** start of DATA **

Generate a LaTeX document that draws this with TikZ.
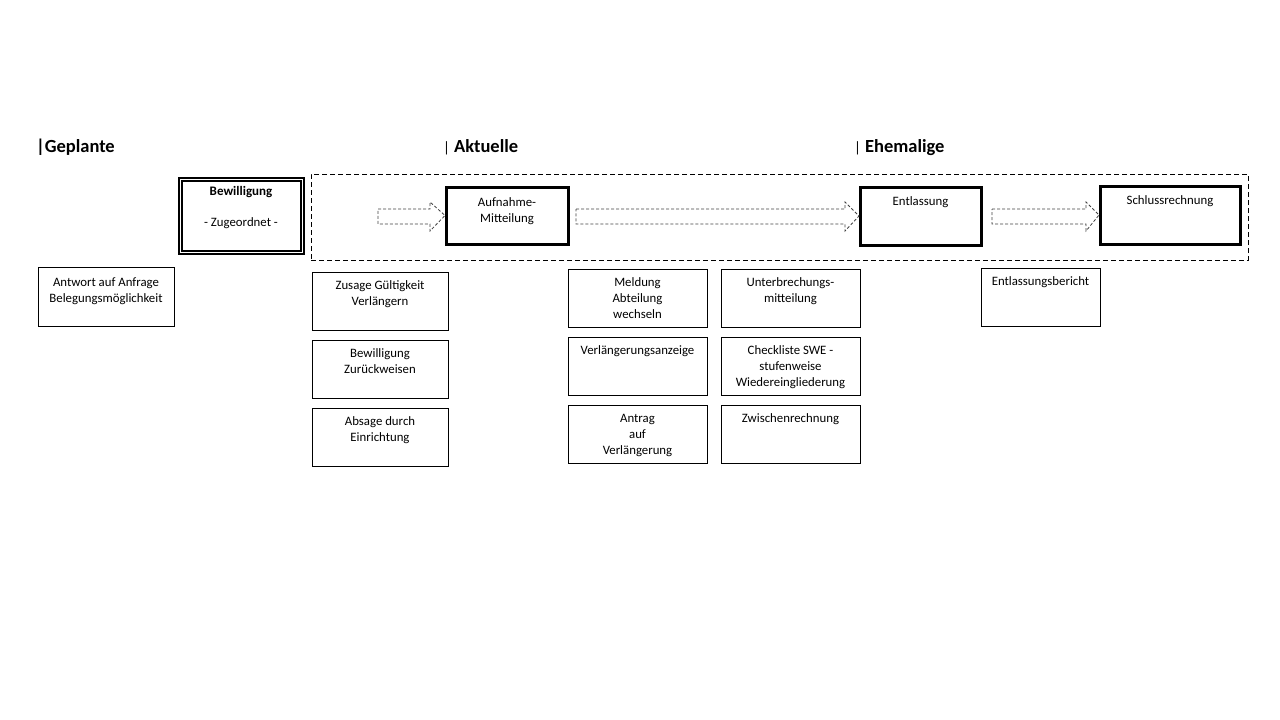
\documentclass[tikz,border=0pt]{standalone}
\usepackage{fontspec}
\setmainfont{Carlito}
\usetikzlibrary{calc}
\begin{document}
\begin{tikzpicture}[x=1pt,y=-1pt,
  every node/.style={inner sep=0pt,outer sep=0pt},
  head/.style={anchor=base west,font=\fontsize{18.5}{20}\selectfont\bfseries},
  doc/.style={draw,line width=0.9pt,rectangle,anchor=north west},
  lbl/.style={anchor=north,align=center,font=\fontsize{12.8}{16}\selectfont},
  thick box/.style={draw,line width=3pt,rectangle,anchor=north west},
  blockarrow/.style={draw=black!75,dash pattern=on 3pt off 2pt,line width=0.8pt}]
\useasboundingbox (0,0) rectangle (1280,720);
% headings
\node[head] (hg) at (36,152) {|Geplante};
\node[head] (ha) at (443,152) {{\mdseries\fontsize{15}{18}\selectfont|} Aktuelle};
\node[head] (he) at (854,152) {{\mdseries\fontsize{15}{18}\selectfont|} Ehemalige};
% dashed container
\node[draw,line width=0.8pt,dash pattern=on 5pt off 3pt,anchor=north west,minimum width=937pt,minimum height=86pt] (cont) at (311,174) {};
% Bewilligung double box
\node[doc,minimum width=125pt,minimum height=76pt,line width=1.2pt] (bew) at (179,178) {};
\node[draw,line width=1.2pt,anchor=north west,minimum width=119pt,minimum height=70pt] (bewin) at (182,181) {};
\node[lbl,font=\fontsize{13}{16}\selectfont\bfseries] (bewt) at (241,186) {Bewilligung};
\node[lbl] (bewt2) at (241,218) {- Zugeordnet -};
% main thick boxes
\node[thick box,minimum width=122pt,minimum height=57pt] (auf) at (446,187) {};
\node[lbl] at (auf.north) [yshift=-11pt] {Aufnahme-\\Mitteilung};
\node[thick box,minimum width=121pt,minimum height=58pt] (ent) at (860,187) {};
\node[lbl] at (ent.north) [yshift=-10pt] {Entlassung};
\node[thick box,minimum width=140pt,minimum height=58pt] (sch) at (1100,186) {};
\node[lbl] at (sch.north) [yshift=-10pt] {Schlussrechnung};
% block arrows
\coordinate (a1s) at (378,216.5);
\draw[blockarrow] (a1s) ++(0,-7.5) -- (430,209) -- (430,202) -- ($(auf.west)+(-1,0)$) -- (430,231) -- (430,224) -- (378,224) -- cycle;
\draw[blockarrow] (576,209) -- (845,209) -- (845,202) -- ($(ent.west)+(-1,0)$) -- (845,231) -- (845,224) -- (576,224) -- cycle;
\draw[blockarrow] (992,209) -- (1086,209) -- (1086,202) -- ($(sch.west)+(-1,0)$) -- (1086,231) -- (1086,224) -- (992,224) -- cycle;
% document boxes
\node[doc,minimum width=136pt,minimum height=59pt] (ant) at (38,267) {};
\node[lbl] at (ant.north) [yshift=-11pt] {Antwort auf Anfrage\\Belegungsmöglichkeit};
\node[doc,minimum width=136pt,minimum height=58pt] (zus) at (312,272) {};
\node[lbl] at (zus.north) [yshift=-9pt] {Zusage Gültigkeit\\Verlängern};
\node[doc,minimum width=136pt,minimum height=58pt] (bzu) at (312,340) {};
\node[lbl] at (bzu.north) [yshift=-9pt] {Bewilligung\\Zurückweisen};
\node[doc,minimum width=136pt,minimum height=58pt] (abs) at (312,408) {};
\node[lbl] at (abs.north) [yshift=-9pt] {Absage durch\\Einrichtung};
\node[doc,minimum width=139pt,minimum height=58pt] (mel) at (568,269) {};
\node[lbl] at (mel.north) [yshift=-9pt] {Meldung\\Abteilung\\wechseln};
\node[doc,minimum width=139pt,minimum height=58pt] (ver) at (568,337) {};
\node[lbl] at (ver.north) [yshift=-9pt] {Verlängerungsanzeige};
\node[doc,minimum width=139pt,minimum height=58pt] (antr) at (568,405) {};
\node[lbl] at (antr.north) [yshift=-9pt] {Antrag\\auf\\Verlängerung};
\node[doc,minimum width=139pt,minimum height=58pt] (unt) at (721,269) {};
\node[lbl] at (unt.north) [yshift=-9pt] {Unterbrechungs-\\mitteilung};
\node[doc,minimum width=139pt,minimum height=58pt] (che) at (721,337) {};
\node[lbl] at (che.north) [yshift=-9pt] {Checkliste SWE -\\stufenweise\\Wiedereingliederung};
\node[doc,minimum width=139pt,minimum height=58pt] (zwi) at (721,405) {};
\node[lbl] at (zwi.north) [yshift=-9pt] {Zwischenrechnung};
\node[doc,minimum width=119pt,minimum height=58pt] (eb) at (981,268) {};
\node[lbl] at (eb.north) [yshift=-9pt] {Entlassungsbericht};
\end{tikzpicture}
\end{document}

** end of DATA **

## TASK STATEMENT
Reproduce all of the data exactly; the pictures do not belong in the copy.

## COMPLETE RESPONSE
Generate a LaTeX document that draws this with TikZ.
\documentclass[tikz,border=0pt]{standalone}
\usepackage{fontspec}
\setmainfont{Carlito}
\usetikzlibrary{calc}
\begin{document}
\begin{tikzpicture}[x=1pt,y=-1pt,
  every node/.style={inner sep=0pt,outer sep=0pt},
  head/.style={anchor=base west,font=\fontsize{18.5}{20}\selectfont\bfseries},
  doc/.style={draw,line width=0.9pt,rectangle,anchor=north west},
  lbl/.style={anchor=north,align=center,font=\fontsize{12.8}{16}\selectfont},
  thick box/.style={draw,line width=3pt,rectangle,anchor=north west},
  blockarrow/.style={draw=black!75,dash pattern=on 3pt off 2pt,line width=0.8pt}]
\useasboundingbox (0,0) rectangle (1280,720);
% headings
\node[head] (hg) at (36,152) {|Geplante};
\node[head] (ha) at (443,152) {{\mdseries\fontsize{15}{18}\selectfont|} Aktuelle};
\node[head] (he) at (854,152) {{\mdseries\fontsize{15}{18}\selectfont|} Ehemalige};
% dashed container
\node[draw,line width=0.8pt,dash pattern=on 5pt off 3pt,anchor=north west,minimum width=937pt,minimum height=86pt] (cont) at (311,174) {};
% Bewilligung double box
\node[doc,minimum width=125pt,minimum height=76pt,line width=1.2pt] (bew) at (179,178) {};
\node[draw,line width=1.2pt,anchor=north west,minimum width=119pt,minimum height=70pt] (bewin) at (182,181) {};
\node[lbl,font=\fontsize{13}{16}\selectfont\bfseries] (bewt) at (241,186) {Bewilligung};
\node[lbl] (bewt2) at (241,218) {- Zugeordnet -};
% main thick boxes
\node[thick box,minimum width=122pt,minimum height=57pt] (auf) at (446,187) {};
\node[lbl] at (auf.north) [yshift=-11pt] {Aufnahme-\\Mitteilung};
\node[thick box,minimum width=121pt,minimum height=58pt] (ent) at (860,187) {};
\node[lbl] at (ent.north) [yshift=-10pt] {Entlassung};
\node[thick box,minimum width=140pt,minimum height=58pt] (sch) at (1100,186) {};
\node[lbl] at (sch.north) [yshift=-10pt] {Schlussrechnung};
% block arrows
\coordinate (a1s) at (378,216.5);
\draw[blockarrow] (a1s) ++(0,-7.5) -- (430,209) -- (430,202) -- ($(auf.west)+(-1,0)$) -- (430,231) -- (430,224) -- (378,224) -- cycle;
\draw[blockarrow] (576,209) -- (845,209) -- (845,202) -- ($(ent.west)+(-1,0)$) -- (845,231) -- (845,224) -- (576,224) -- cycle;
\draw[blockarrow] (992,209) -- (1086,209) -- (1086,202) -- ($(sch.west)+(-1,0)$) -- (1086,231) -- (1086,224) -- (992,224) -- cycle;
% document boxes
\node[doc,minimum width=136pt,minimum height=59pt] (ant) at (38,267) {};
\node[lbl] at (ant.north) [yshift=-11pt] {Antwort auf Anfrage\\Belegungsmöglichkeit};
\node[doc,minimum width=136pt,minimum height=58pt] (zus) at (312,272) {};
\node[lbl] at (zus.north) [yshift=-9pt] {Zusage Gültigkeit\\Verlängern};
\node[doc,minimum width=136pt,minimum height=58pt] (bzu) at (312,340) {};
\node[lbl] at (bzu.north) [yshift=-9pt] {Bewilligung\\Zurückweisen};
\node[doc,minimum width=136pt,minimum height=58pt] (abs) at (312,408) {};
\node[lbl] at (abs.north) [yshift=-9pt] {Absage durch\\Einrichtung};
\node[doc,minimum width=139pt,minimum height=58pt] (mel) at (568,269) {};
\node[lbl] at (mel.north) [yshift=-9pt] {Meldung\\Abteilung\\wechseln};
\node[doc,minimum width=139pt,minimum height=58pt] (ver) at (568,337) {};
\node[lbl] at (ver.north) [yshift=-9pt] {Verlängerungsanzeige};
\node[doc,minimum width=139pt,minimum height=58pt] (antr) at (568,405) {};
\node[lbl] at (antr.north) [yshift=-9pt] {Antrag\\auf\\Verlängerung};
\node[doc,minimum width=139pt,minimum height=58pt] (unt) at (721,269) {};
\node[lbl] at (unt.north) [yshift=-9pt] {Unterbrechungs-\\mitteilung};
\node[doc,minimum width=139pt,minimum height=58pt] (che) at (721,337) {};
\node[lbl] at (che.north) [yshift=-9pt] {Checkliste SWE -\\stufenweise\\Wiedereingliederung};
\node[doc,minimum width=139pt,minimum height=58pt] (zwi) at (721,405) {};
\node[lbl] at (zwi.north) [yshift=-9pt] {Zwischenrechnung};
\node[doc,minimum width=119pt,minimum height=58pt] (eb) at (981,268) {};
\node[lbl] at (eb.north) [yshift=-9pt] {Entlassungsbericht};
\end{tikzpicture}
\end{document}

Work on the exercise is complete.